MATERIAL SUPPLIED:
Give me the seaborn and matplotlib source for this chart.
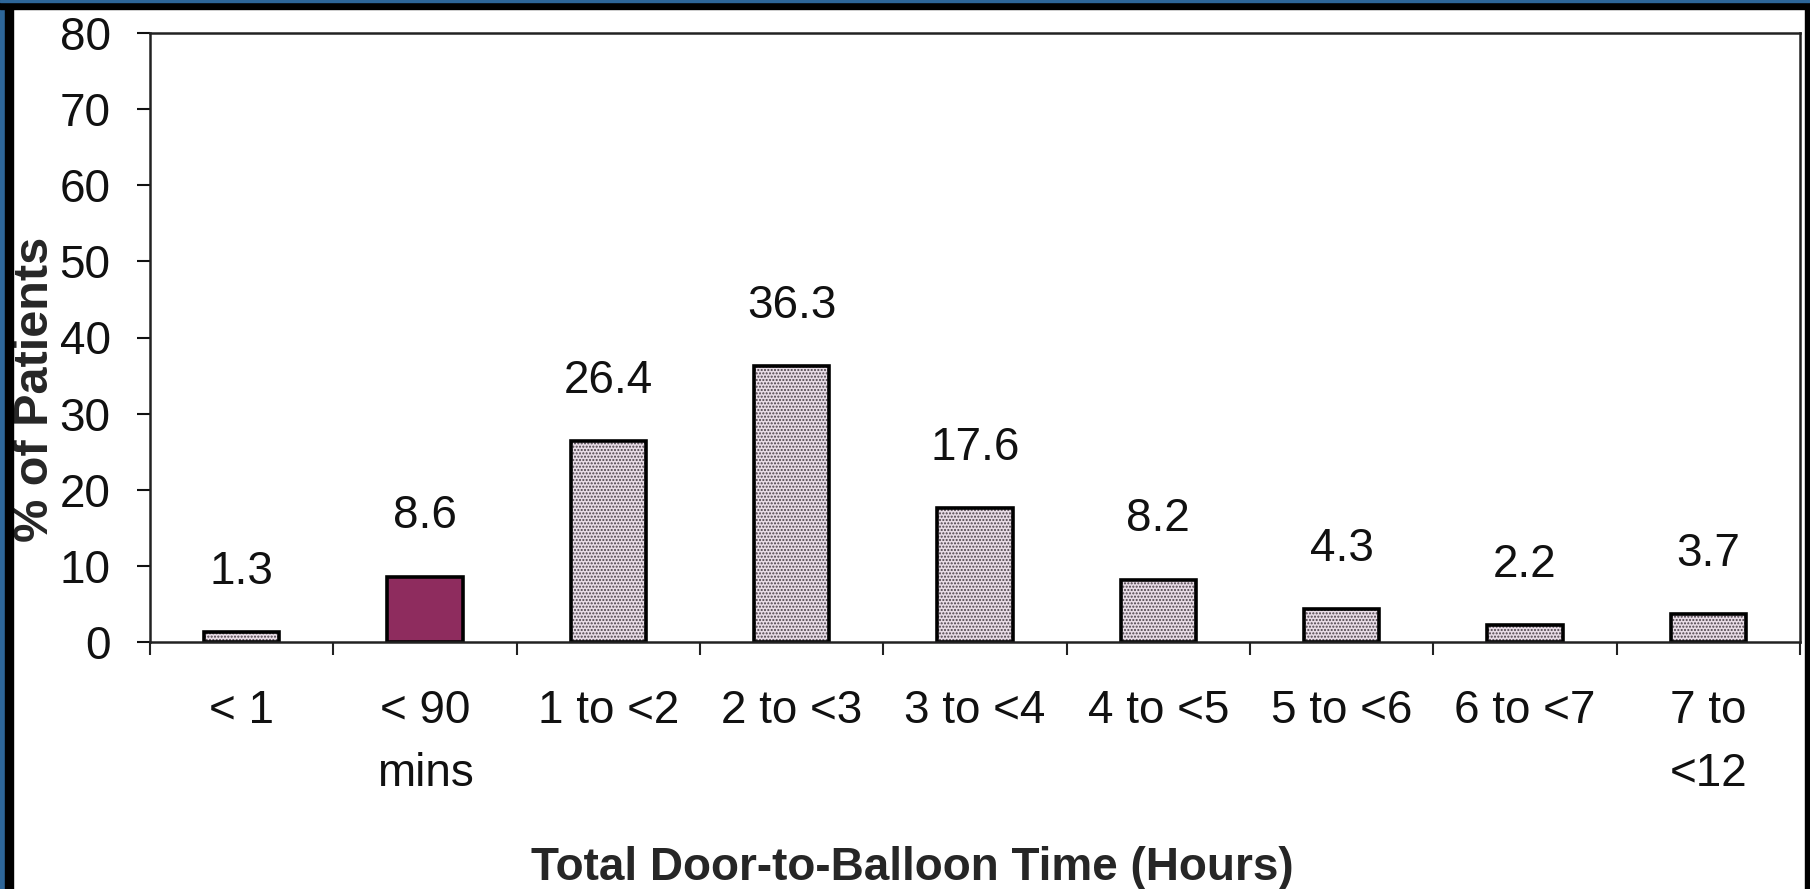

---

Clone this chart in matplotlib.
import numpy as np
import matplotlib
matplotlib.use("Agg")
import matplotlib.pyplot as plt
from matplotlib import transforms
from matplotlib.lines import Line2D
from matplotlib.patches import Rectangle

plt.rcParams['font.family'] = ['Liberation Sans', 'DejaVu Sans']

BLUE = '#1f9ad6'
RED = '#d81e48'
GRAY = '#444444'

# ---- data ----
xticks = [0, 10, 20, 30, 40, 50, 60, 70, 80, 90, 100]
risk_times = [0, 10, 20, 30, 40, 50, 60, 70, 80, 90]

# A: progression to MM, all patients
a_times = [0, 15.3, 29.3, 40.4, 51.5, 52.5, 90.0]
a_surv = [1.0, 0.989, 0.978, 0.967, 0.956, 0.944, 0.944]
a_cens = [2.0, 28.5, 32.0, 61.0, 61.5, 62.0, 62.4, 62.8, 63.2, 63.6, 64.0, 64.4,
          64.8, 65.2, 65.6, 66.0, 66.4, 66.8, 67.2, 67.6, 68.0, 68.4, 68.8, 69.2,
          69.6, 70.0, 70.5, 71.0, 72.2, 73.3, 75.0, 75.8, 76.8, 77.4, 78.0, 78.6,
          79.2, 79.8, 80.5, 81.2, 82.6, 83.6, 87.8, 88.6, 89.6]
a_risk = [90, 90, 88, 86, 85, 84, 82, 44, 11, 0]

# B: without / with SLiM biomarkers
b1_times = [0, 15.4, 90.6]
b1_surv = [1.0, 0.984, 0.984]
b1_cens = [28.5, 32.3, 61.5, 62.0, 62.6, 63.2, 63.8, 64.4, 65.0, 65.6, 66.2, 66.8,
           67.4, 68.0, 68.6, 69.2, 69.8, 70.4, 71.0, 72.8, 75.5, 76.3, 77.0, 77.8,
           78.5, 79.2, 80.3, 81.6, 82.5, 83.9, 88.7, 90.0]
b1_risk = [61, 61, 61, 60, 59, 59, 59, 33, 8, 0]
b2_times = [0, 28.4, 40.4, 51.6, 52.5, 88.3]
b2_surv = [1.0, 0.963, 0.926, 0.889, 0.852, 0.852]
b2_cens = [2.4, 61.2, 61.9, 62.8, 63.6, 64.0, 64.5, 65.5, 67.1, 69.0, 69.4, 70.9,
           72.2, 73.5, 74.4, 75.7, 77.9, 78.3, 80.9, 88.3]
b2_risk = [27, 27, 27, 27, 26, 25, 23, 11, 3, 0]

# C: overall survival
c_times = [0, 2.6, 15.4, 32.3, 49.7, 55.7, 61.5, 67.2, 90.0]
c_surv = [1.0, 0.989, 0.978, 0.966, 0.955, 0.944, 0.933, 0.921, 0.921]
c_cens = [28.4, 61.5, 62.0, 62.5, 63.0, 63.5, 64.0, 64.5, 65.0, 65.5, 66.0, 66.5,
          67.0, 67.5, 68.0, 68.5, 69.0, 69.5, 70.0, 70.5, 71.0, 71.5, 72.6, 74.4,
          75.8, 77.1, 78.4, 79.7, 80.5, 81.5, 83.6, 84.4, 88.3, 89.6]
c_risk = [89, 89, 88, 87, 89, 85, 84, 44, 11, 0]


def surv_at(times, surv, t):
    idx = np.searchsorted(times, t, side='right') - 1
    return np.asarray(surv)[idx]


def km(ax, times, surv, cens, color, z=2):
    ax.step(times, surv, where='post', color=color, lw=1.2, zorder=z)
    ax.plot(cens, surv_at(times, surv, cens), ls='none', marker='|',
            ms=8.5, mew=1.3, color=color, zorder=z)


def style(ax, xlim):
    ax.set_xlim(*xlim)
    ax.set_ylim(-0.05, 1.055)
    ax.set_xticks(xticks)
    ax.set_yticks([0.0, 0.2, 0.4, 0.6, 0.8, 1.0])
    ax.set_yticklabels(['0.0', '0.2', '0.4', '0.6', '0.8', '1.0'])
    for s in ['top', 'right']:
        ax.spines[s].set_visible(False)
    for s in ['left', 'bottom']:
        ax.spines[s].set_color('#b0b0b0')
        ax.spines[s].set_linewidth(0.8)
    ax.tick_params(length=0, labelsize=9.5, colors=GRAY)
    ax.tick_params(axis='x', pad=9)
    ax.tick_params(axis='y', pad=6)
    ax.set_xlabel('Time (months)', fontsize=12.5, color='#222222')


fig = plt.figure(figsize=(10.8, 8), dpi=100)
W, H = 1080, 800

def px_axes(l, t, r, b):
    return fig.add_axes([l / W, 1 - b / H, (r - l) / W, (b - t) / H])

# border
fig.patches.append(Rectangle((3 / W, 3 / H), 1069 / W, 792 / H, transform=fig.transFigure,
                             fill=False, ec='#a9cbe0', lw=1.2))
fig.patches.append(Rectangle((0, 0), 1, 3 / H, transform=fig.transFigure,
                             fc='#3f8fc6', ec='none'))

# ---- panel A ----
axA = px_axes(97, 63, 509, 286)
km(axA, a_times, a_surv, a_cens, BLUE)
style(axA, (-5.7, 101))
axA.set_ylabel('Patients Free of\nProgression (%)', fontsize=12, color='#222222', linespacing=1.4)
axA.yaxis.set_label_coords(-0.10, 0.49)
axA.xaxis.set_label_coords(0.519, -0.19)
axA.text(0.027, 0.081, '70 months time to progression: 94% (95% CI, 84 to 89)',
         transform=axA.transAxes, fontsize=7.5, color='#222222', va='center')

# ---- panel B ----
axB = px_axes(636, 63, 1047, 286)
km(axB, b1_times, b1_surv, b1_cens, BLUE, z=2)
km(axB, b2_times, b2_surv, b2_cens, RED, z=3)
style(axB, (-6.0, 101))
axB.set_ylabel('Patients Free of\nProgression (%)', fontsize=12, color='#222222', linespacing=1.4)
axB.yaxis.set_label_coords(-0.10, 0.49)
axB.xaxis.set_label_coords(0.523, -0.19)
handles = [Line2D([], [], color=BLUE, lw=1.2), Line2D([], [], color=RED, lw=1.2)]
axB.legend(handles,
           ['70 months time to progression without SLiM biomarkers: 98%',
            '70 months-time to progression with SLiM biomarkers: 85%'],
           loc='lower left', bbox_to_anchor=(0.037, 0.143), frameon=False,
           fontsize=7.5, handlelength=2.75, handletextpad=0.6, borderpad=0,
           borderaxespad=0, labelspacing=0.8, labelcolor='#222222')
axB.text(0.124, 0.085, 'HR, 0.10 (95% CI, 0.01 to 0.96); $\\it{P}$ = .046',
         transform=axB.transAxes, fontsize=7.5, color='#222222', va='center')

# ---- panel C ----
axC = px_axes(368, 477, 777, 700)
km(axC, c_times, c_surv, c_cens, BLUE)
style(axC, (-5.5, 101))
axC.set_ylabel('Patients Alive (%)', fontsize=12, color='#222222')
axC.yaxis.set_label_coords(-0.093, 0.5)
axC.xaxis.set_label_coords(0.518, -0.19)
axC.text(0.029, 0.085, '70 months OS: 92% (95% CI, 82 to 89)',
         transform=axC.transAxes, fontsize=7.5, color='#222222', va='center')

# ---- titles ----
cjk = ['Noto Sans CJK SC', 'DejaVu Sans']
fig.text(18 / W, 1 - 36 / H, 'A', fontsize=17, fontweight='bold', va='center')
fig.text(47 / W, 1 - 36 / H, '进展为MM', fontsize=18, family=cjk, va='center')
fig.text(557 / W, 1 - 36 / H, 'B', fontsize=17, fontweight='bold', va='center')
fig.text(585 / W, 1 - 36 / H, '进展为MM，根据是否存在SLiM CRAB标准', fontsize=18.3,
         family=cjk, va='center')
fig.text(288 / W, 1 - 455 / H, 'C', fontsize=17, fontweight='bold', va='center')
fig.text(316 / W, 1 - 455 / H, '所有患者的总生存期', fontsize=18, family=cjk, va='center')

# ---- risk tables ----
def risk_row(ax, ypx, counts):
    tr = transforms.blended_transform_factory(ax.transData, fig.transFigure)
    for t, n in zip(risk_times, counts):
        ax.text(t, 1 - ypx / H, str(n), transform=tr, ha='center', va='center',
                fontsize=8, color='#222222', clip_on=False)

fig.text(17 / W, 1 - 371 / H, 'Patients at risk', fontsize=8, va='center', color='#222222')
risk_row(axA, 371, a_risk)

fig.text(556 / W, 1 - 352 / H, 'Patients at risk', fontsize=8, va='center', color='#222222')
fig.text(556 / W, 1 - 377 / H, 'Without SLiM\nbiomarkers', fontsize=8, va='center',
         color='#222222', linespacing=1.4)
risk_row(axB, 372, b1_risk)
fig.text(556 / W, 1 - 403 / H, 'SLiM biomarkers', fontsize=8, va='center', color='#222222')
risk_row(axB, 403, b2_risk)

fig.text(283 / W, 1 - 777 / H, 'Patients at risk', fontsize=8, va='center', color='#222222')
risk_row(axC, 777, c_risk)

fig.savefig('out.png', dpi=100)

TASK BRIEF: The lines to extract from the data above begin with the line containing "Clone this chart in matplotlib." and end with the line containing "82, 44, 11, 0]". Extract them exactly, including both.

OUTPUT OF THE TASK:
Clone this chart in matplotlib.
import numpy as np
import matplotlib
matplotlib.use("Agg")
import matplotlib.pyplot as plt
from matplotlib import transforms
from matplotlib.lines import Line2D
from matplotlib.patches import Rectangle

plt.rcParams['font.family'] = ['Liberation Sans', 'DejaVu Sans']

BLUE = '#1f9ad6'
RED = '#d81e48'
GRAY = '#444444'

# ---- data ----
xticks = [0, 10, 20, 30, 40, 50, 60, 70, 80, 90, 100]
risk_times = [0, 10, 20, 30, 40, 50, 60, 70, 80, 90]

# A: progression to MM, all patients
a_times = [0, 15.3, 29.3, 40.4, 51.5, 52.5, 90.0]
a_surv = [1.0, 0.989, 0.978, 0.967, 0.956, 0.944, 0.944]
a_cens = [2.0, 28.5, 32.0, 61.0, 61.5, 62.0, 62.4, 62.8, 63.2, 63.6, 64.0, 64.4,
          64.8, 65.2, 65.6, 66.0, 66.4, 66.8, 67.2, 67.6, 68.0, 68.4, 68.8, 69.2,
          69.6, 70.0, 70.5, 71.0, 72.2, 73.3, 75.0, 75.8, 76.8, 77.4, 78.0, 78.6,
          79.2, 79.8, 80.5, 81.2, 82.6, 83.6, 87.8, 88.6, 89.6]
a_risk = [90, 90, 88, 86, 85, 84, 82, 44, 11, 0]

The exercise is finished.